### [WHAT YOU NEED TO DO]
Transcribe the listing exactly, leaving out every picture.

### [DATA SEGMENT]
+===+

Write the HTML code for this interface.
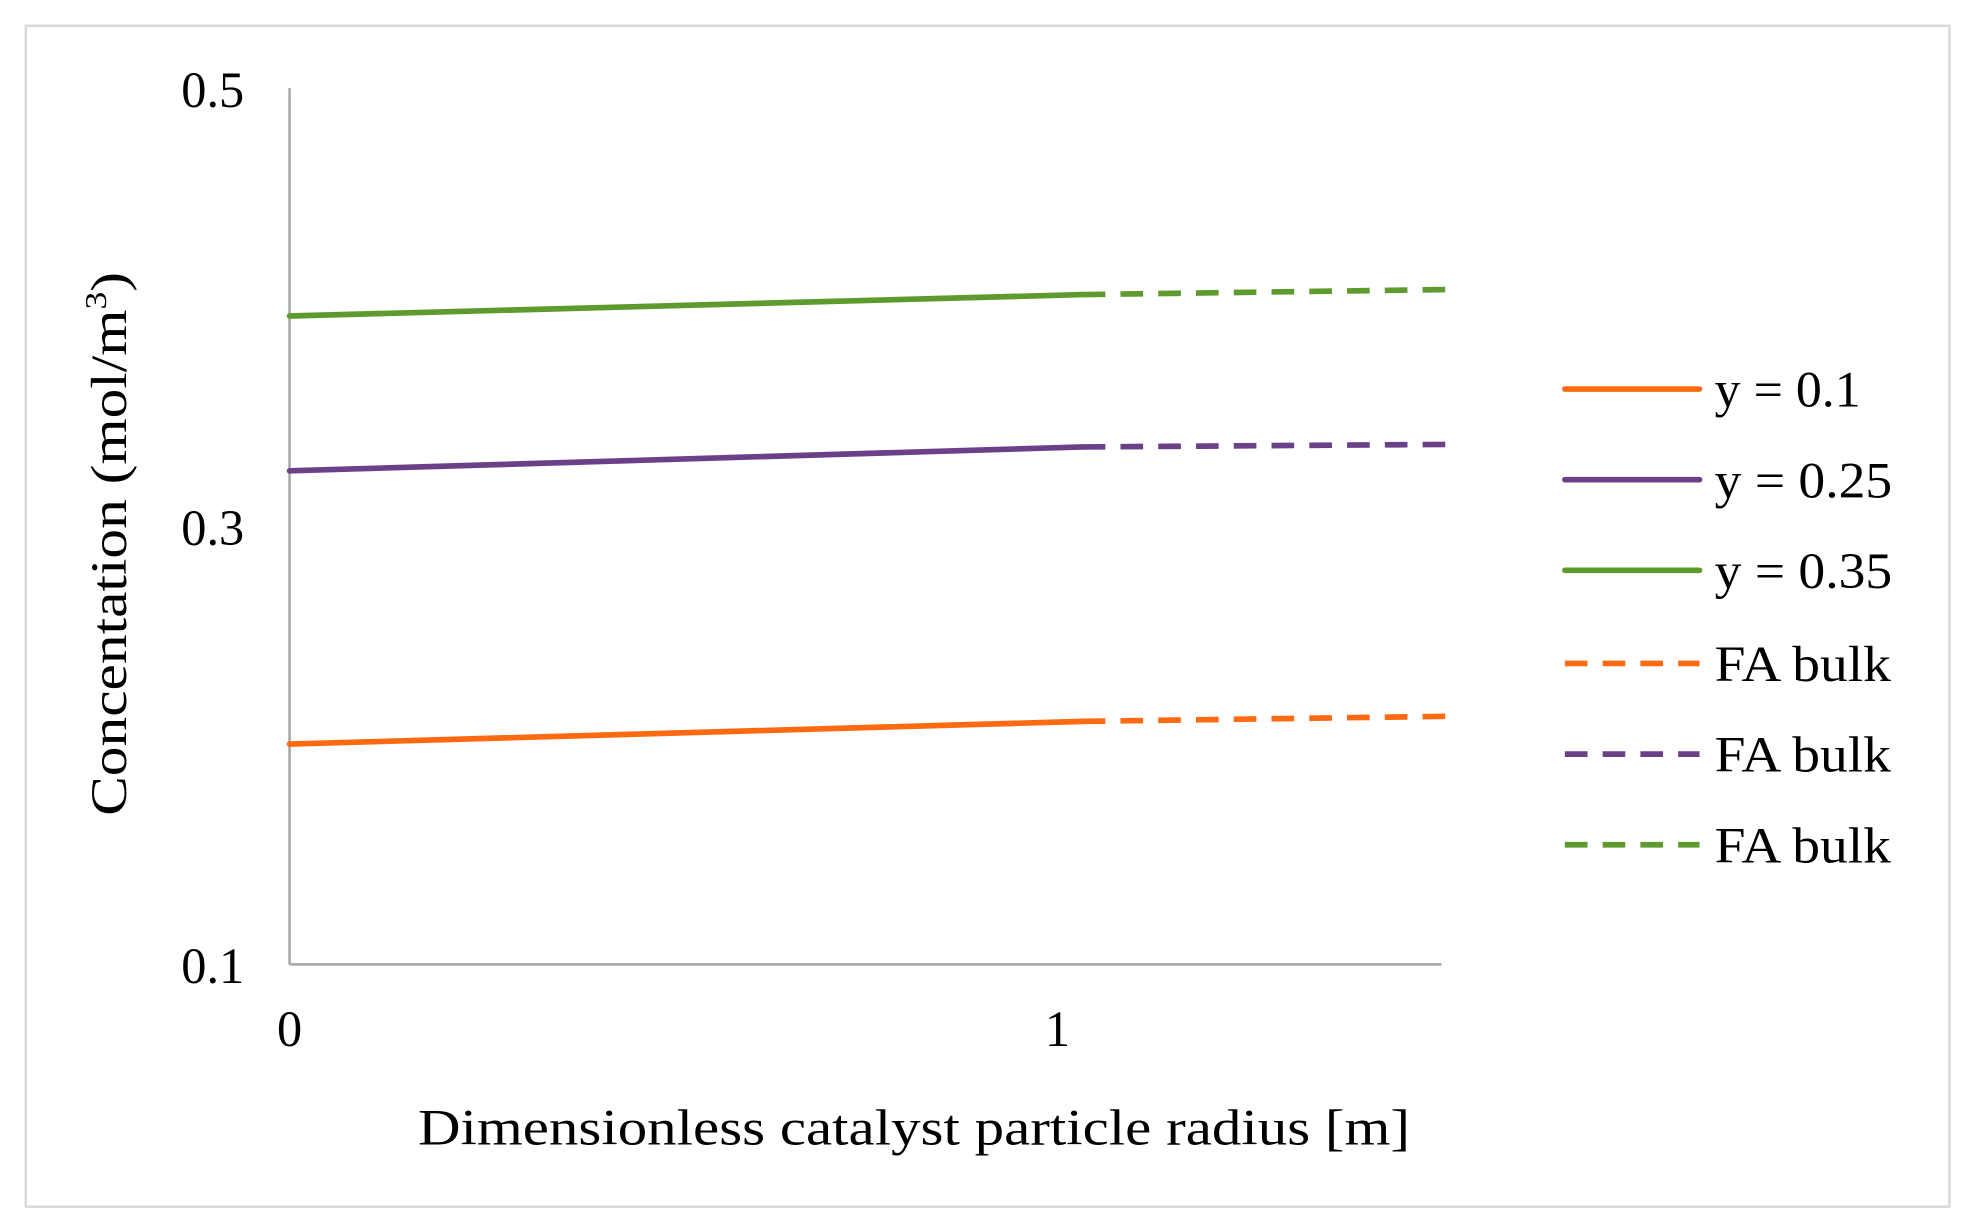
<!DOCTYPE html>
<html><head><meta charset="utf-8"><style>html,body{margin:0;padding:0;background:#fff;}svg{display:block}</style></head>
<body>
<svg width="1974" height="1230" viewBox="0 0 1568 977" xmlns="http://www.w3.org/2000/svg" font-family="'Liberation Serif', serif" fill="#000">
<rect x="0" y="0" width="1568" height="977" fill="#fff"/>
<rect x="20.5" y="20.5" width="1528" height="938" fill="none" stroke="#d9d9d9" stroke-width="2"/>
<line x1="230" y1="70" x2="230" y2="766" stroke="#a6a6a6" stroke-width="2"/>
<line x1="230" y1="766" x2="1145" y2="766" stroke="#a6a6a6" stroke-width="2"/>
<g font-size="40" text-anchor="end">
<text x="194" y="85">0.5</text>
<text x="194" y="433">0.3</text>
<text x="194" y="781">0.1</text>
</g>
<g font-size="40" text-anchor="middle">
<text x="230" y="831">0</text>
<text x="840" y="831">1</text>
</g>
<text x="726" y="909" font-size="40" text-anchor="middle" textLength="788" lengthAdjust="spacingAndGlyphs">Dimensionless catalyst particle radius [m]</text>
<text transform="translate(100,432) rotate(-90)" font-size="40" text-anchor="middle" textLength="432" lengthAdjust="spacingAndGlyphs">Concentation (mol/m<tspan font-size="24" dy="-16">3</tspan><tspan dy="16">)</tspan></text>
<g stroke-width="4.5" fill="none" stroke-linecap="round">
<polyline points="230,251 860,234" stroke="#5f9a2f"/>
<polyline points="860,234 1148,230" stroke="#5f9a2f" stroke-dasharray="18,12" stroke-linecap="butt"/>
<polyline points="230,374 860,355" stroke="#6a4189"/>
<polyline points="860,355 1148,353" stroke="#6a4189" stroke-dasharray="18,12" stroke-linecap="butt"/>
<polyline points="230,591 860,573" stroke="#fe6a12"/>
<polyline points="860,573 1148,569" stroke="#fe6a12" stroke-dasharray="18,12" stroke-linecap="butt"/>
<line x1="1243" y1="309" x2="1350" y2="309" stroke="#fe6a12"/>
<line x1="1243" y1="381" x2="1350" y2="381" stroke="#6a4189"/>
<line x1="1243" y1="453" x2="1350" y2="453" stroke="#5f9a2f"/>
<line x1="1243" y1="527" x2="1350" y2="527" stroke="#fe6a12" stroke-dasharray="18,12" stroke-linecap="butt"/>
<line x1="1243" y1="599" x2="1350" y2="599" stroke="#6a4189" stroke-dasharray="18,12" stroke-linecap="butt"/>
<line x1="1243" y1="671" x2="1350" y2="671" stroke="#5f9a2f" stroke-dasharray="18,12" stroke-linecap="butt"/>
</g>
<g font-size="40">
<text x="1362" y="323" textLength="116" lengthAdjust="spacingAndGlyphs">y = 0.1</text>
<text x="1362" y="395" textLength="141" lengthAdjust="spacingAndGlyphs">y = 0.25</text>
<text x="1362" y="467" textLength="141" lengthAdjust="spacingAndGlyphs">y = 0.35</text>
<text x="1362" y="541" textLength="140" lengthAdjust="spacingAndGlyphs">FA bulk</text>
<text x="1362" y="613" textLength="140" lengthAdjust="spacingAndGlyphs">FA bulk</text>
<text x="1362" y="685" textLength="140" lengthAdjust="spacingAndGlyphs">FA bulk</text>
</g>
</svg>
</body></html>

+===+

### [TASK RESPONSE]
Write the HTML code for this interface.
<!DOCTYPE html>
<html><head><meta charset="utf-8"><style>html,body{margin:0;padding:0;background:#fff;}svg{display:block}</style></head>
<body>
<svg width="1974" height="1230" viewBox="0 0 1568 977" xmlns="http://www.w3.org/2000/svg" font-family="'Liberation Serif', serif" fill="#000">
<rect x="0" y="0" width="1568" height="977" fill="#fff"/>
<rect x="20.5" y="20.5" width="1528" height="938" fill="none" stroke="#d9d9d9" stroke-width="2"/>
<line x1="230" y1="70" x2="230" y2="766" stroke="#a6a6a6" stroke-width="2"/>
<line x1="230" y1="766" x2="1145" y2="766" stroke="#a6a6a6" stroke-width="2"/>
<g font-size="40" text-anchor="end">
<text x="194" y="85">0.5</text>
<text x="194" y="433">0.3</text>
<text x="194" y="781">0.1</text>
</g>
<g font-size="40" text-anchor="middle">
<text x="230" y="831">0</text>
<text x="840" y="831">1</text>
</g>
<text x="726" y="909" font-size="40" text-anchor="middle" textLength="788" lengthAdjust="spacingAndGlyphs">Dimensionless catalyst particle radius [m]</text>
<text transform="translate(100,432) rotate(-90)" font-size="40" text-anchor="middle" textLength="432" lengthAdjust="spacingAndGlyphs">Concentation (mol/m<tspan font-size="24" dy="-16">3</tspan><tspan dy="16">)</tspan></text>
<g stroke-width="4.5" fill="none" stroke-linecap="round">
<polyline points="230,251 860,234" stroke="#5f9a2f"/>
<polyline points="860,234 1148,230" stroke="#5f9a2f" stroke-dasharray="18,12" stroke-linecap="butt"/>
<polyline points="230,374 860,355" stroke="#6a4189"/>
<polyline points="860,355 1148,353" stroke="#6a4189" stroke-dasharray="18,12" stroke-linecap="butt"/>
<polyline points="230,591 860,573" stroke="#fe6a12"/>
<polyline points="860,573 1148,569" stroke="#fe6a12" stroke-dasharray="18,12" stroke-linecap="butt"/>
<line x1="1243" y1="309" x2="1350" y2="309" stroke="#fe6a12"/>
<line x1="1243" y1="381" x2="1350" y2="381" stroke="#6a4189"/>
<line x1="1243" y1="453" x2="1350" y2="453" stroke="#5f9a2f"/>
<line x1="1243" y1="527" x2="1350" y2="527" stroke="#fe6a12" stroke-dasharray="18,12" stroke-linecap="butt"/>
<line x1="1243" y1="599" x2="1350" y2="599" stroke="#6a4189" stroke-dasharray="18,12" stroke-linecap="butt"/>
<line x1="1243" y1="671" x2="1350" y2="671" stroke="#5f9a2f" stroke-dasharray="18,12" stroke-linecap="butt"/>
</g>
<g font-size="40">
<text x="1362" y="323" textLength="116" lengthAdjust="spacingAndGlyphs">y = 0.1</text>
<text x="1362" y="395" textLength="141" lengthAdjust="spacingAndGlyphs">y = 0.25</text>
<text x="1362" y="467" textLength="141" lengthAdjust="spacingAndGlyphs">y = 0.35</text>
<text x="1362" y="541" textLength="140" lengthAdjust="spacingAndGlyphs">FA bulk</text>
<text x="1362" y="613" textLength="140" lengthAdjust="spacingAndGlyphs">FA bulk</text>
<text x="1362" y="685" textLength="140" lengthAdjust="spacingAndGlyphs">FA bulk</text>
</g>
</svg>
</body></html>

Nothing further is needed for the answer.